Overpopulation and the difficulties with space that surface
as a result was well presented with the second group of presenters. Through
their demonstration with the colored bowls and the background information
enabled the scale of the problem was brought into focus. What was particularly interesting was the
variety of solutions that the group went through. As an environmentalist, it
was disturbing listening about prospects that called for increased rates of
mining, energy extraction, and technology. Not only did instances like living
on the moon did not seem sustainable, but it refreshed my mind of the notion
that man, through further technological advances, will be able to bail itself
out later on. By counting on technology that has yet to exist, as a society we
allow ourselves to escape the guilt of our consumerist tendencies and continue
to operate in the same way. What I was impressed with this group’s presentation
is that they didn’t lean as hard on these prospects as I normally seem to find,
and recognized that other factors, like whether we’ll have the resources to make
this future technology or even support ourselves. One example: While 70 or so
percent of the world’s surface is covered in water, we can’t be positive that
desalinization will become significantly less costly to perform, thus such
conservation techniques as hydroponics should be examined. They also explored
preventative measures to overpopulation as way of answering our space problem.

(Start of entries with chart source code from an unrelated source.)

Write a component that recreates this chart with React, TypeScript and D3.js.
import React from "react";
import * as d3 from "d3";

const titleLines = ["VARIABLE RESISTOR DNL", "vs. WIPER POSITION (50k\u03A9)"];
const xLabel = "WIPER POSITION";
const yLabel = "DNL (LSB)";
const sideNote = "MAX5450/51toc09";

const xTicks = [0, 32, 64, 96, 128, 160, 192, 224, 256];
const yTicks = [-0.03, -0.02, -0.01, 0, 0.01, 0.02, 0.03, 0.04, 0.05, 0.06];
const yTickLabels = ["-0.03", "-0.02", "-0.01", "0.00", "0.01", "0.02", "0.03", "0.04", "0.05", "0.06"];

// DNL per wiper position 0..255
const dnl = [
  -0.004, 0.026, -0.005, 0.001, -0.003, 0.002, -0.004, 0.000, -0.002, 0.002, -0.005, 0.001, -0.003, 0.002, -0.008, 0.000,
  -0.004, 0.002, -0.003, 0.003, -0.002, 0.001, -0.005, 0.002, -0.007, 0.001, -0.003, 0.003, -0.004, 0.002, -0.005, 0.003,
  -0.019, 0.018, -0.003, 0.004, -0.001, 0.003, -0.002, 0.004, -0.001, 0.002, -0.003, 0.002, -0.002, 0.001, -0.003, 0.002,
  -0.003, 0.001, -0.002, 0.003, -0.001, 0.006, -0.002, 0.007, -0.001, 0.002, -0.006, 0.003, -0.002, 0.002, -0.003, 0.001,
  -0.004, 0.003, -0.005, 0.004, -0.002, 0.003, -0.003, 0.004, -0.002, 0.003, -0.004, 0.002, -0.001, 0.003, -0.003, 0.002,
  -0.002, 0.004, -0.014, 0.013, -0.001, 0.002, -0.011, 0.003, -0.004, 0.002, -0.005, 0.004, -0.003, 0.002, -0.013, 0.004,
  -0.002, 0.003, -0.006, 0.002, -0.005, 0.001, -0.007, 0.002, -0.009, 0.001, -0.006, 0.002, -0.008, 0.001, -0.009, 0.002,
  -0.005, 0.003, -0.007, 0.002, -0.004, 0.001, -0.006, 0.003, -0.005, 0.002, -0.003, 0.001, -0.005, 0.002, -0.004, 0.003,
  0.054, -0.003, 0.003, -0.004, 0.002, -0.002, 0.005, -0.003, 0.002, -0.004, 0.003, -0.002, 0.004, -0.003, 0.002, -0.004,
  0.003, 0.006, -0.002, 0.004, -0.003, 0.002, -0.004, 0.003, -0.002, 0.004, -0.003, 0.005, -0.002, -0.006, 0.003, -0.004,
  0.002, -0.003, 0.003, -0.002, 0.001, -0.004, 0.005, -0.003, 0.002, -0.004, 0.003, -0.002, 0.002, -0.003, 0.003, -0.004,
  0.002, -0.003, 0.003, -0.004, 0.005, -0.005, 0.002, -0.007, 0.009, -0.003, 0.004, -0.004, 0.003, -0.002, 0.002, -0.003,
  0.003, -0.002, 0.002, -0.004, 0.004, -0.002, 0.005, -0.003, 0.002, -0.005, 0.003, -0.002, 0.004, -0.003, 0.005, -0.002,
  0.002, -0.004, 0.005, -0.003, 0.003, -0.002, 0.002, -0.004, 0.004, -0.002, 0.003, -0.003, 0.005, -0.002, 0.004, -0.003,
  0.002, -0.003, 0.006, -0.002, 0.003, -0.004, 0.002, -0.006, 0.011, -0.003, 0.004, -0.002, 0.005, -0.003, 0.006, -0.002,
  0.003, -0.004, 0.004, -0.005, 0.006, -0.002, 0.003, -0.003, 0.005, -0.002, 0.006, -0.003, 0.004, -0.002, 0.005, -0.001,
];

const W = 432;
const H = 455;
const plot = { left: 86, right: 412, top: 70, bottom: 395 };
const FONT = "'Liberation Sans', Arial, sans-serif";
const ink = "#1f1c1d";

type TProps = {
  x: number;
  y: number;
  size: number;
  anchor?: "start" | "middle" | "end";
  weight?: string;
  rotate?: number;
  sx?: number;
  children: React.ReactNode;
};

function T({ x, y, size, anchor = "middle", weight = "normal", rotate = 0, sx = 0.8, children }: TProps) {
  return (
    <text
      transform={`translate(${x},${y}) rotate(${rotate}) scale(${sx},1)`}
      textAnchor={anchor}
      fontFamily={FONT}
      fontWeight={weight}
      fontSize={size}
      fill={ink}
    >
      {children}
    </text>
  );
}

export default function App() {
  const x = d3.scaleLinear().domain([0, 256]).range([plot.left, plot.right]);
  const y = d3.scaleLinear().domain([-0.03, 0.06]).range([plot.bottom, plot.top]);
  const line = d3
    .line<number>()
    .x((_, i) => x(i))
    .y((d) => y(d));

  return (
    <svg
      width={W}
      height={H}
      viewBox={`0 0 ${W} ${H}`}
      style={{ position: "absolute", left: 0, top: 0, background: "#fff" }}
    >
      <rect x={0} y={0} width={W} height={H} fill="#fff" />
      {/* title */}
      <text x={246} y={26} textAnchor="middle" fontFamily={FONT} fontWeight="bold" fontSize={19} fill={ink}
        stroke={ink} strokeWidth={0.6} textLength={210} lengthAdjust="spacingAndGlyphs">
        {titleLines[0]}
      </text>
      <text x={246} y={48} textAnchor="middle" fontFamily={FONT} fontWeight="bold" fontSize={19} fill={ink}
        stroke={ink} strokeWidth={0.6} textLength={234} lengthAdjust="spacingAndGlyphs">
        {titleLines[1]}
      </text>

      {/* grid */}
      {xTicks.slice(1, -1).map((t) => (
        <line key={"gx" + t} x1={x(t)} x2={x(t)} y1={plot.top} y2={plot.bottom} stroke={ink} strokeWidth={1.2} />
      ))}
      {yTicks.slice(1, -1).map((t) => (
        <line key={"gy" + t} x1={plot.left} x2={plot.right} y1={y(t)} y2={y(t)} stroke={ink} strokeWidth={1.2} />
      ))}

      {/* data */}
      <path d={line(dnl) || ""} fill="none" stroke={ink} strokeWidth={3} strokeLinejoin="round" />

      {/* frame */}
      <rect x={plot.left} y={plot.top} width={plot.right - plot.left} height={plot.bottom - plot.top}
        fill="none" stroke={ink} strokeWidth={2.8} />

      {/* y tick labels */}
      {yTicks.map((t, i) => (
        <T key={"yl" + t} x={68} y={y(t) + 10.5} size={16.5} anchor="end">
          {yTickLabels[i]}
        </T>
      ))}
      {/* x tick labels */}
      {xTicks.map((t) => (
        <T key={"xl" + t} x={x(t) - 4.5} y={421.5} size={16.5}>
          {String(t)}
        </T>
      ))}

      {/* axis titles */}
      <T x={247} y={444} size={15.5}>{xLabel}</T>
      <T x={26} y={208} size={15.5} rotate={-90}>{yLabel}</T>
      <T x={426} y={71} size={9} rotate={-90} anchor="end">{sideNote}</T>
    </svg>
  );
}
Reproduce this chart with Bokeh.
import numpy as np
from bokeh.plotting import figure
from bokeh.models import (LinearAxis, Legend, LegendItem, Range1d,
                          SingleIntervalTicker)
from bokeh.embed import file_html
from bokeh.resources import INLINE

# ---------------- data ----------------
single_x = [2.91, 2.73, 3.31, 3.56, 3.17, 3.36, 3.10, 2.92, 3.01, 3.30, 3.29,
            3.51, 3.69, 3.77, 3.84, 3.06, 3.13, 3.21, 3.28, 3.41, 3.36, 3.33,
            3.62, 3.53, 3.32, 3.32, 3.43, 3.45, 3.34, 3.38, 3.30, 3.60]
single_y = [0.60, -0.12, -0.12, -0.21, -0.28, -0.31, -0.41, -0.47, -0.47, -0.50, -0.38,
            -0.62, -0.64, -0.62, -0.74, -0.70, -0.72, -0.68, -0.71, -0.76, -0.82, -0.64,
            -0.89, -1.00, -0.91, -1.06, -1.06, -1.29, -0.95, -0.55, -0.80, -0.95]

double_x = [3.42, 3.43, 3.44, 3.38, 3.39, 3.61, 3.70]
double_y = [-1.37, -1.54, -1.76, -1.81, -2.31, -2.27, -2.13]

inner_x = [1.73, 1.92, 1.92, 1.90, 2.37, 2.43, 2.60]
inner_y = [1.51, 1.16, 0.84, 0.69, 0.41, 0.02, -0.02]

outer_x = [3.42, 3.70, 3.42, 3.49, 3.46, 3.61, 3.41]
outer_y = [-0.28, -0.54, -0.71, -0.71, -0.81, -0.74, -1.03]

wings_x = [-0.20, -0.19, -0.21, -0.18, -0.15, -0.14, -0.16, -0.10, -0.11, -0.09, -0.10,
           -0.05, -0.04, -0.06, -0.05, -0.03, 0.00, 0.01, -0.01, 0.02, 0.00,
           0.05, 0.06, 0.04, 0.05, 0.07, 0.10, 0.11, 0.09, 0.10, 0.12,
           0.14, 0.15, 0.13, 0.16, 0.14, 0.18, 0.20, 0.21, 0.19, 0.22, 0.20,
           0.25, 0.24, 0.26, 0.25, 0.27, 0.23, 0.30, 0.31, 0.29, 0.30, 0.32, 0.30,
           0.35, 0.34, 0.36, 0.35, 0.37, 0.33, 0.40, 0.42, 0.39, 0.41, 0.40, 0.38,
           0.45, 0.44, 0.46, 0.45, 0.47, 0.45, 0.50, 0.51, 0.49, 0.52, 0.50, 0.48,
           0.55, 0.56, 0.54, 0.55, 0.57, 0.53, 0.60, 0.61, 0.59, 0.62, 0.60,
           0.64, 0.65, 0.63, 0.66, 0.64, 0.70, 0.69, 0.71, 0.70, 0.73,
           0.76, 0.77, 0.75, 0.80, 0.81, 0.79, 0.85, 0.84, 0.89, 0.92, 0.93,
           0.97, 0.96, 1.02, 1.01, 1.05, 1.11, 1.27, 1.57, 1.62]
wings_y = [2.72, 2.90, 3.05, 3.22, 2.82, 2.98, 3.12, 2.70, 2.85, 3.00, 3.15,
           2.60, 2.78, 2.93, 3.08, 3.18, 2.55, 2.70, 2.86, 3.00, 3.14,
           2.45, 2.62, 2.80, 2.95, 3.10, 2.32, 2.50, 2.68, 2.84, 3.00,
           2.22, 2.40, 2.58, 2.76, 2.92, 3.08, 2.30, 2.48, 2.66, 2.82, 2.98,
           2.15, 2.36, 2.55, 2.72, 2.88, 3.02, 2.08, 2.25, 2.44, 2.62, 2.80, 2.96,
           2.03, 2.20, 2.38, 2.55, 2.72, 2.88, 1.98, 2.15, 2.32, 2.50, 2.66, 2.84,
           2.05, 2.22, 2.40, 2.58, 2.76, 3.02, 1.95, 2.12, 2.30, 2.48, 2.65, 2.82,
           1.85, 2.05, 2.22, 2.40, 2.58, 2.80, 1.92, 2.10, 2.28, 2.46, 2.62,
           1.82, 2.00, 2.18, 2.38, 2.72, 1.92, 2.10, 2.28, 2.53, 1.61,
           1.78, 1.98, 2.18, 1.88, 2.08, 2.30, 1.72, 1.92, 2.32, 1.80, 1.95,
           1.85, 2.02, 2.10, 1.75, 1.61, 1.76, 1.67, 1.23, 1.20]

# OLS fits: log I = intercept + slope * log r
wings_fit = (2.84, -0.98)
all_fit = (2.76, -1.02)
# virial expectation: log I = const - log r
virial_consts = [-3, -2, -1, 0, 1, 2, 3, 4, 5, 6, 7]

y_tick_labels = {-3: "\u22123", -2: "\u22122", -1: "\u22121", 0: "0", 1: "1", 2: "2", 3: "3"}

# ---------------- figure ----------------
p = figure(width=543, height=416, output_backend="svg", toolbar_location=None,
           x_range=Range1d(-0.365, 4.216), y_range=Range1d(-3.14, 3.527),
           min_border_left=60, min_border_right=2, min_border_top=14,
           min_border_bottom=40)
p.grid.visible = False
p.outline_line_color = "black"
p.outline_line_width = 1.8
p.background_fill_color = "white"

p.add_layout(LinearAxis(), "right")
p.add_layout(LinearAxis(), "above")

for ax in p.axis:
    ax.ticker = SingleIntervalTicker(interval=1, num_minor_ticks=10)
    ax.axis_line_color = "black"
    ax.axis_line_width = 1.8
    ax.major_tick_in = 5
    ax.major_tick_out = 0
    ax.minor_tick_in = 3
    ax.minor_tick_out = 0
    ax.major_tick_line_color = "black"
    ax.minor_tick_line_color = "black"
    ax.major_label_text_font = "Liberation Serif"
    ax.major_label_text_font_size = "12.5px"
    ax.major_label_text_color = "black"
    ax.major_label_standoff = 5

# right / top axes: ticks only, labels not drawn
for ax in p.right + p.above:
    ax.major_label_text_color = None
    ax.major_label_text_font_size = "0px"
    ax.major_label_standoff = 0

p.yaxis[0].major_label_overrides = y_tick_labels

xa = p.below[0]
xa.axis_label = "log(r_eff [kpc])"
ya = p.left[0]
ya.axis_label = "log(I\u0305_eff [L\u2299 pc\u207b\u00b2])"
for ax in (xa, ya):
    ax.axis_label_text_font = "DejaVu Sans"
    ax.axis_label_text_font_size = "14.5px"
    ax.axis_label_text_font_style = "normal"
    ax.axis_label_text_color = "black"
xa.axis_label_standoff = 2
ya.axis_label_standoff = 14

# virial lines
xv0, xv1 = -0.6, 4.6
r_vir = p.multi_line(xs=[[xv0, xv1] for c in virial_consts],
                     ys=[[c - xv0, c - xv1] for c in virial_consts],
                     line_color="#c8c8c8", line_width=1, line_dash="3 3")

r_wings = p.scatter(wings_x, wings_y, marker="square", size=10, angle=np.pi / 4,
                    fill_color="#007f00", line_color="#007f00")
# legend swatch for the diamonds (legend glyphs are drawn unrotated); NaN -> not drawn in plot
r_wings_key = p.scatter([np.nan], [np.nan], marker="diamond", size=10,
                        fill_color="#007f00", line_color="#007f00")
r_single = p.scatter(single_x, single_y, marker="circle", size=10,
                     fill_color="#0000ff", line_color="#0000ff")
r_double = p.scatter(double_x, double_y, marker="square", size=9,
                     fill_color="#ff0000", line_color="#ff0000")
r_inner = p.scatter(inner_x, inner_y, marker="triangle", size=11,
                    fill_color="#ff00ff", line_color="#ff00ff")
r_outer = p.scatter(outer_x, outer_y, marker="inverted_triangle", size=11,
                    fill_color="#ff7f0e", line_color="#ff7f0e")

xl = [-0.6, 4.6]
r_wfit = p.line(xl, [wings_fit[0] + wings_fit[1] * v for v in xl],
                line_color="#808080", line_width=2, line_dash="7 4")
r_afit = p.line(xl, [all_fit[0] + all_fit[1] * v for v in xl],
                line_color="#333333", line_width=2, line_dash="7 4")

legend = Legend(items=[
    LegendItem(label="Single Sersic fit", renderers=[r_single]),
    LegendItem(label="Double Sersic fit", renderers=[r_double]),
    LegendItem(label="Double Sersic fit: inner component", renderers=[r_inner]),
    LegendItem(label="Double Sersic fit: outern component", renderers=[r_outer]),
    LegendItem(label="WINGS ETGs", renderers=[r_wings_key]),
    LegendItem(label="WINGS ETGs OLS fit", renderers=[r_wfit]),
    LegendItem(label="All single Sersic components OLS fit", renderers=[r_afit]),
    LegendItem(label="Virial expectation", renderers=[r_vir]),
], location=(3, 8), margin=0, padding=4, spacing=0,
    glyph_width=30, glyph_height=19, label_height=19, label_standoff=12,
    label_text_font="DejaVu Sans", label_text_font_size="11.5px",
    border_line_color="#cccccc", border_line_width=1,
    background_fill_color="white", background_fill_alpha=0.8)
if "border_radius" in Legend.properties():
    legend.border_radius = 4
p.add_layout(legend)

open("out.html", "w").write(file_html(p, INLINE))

These included like educating undereducated societies on the consequences of
overpopulation, tax incentives for families who choose to limit the size of the
family to a certain number. They also brought in the complexity that different world
perspectives create in answering the problem (like some see growth as still a
good thing for a country).
Monday, April 30, 2012
Wednesday, April 4, 2012
I felt that the story of Timothy Treadwell
in Grizzly Man contains some rather interesting parallels with the dualism
within the third wave of feminism. Something that immediately jumped out at me
was the underlying perspective that seemed to unearth in Timothy as the documentary
went on. The perspective that I’m talking about seems like it’s almost unconscious
understanding that Timothy seemed to possess is that the force which dominated
his life was doing the same thing to animals. It seemed almost as if they (Timothy
and the bears/animals) in his mind were captives to the same colony, it’s just
he was shackled by his inability to conform to the culture/customs of the
dominate group (human civilization), while the bears weren’t able to conform to
the dominate class because they are a separate species.

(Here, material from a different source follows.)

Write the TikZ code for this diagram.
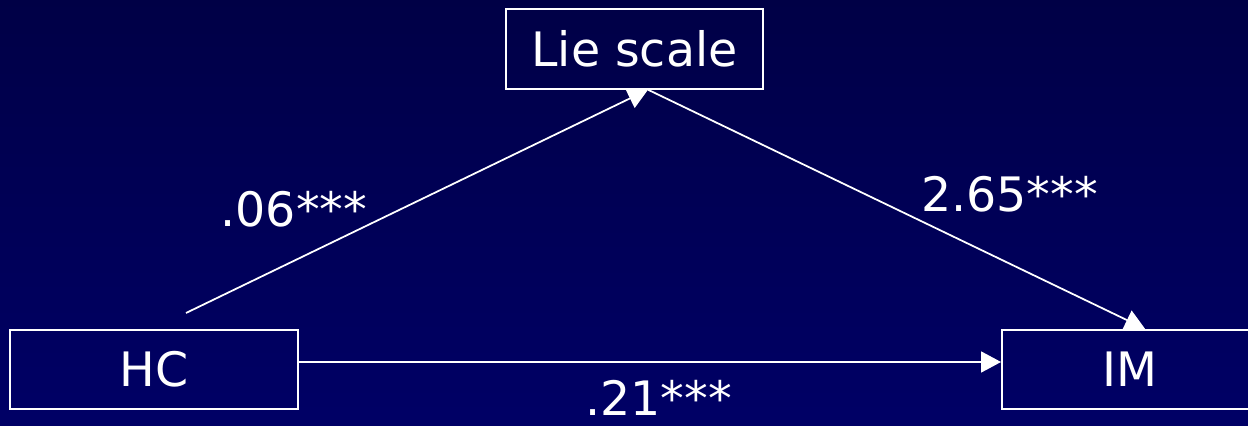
\documentclass[tikz,border=0pt]{standalone}
\usepackage{fontspec}
\setmainfont{DejaVu Sans}
\usetikzlibrary{arrows.meta,calc,positioning}
\definecolor{mdtop}{HTML}{000046}
\definecolor{mdbottom}{HTML}{000066}
\definecolor{mdink}{HTML}{FFFFFF}
\tikzset{
  every picture/.style={font=\fontsize{27}{31}\selectfont,text=mdink},
  varbox/.style={rectangle,draw=mdink,line width=1.1pt,inner sep=0pt,
    minimum height=1.59cm},
  path/.style={draw=mdink,line width=1pt,
    -{Triangle[length=4mm,width=4.2mm]}},
  coef/.style={anchor=base,inner sep=0pt},
}
\begin{document}
\begin{tikzpicture}[x=1cm,y=1cm]
  \path[use as bounding box] (0,0) rectangle (24.96,8.52);
  \shade[top color=mdtop,bottom color=mdbottom] (0,0) rectangle (24.96,8.52);
  \node[varbox,minimum width=5.76cm] (hc) at (3.08,1.13) {HC};
  \node[varbox,minimum width=5.14cm] (lie) at (12.69,7.54) {Lie scale};
  \node[varbox,minimum width=5.12cm] (im) at (22.6,1.13) {IM};
  \coordinate (hcfree) at (3.72,2.26);
  \coordinate (lietip) at ([xshift=2.7mm]lie.south);
  \coordinate (imtip) at ([xshift=3mm]im.north);
  \draw[path] (hcfree)--(lietip);
  \draw[path] (lietip)--(imtip);
  \draw[path] ([yshift=1.5mm]hc.east)--([yshift=1.5mm]im.west);
  \node[coef] (ahc) at (5.88,3.98) {.06***};
  \node[coef] (bim) at (20.19,4.28) {2.65***};
  \node[coef] (chc) at (13.17,0.2) {.21***};
\end{tikzpicture}
\end{document}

In Timothy’s mind there appears to
be this dualism remaining; on the one side is civilization, on the other is him
and the animals. In his “victory” clip toward the end, he talks about how he
protected the bears (that are so important to him) and “beat” those trying to
hurt them. A confluence in struggles, at least in Timothy’s perspective seemed
to have formed sometime along his journey. While I’d like to believe that
Timothy’s relationship with the bears does contain a non-instrumental element
to, I think that he falls short of the third wave, especially in the
holistic/pluralistic perspective that DesJardins talks about in the chapter.
Timothy seems to have this universal look on things, filled with ultimatums and
rejections of the complexity of situations and people, something not characteristic of the third feminism.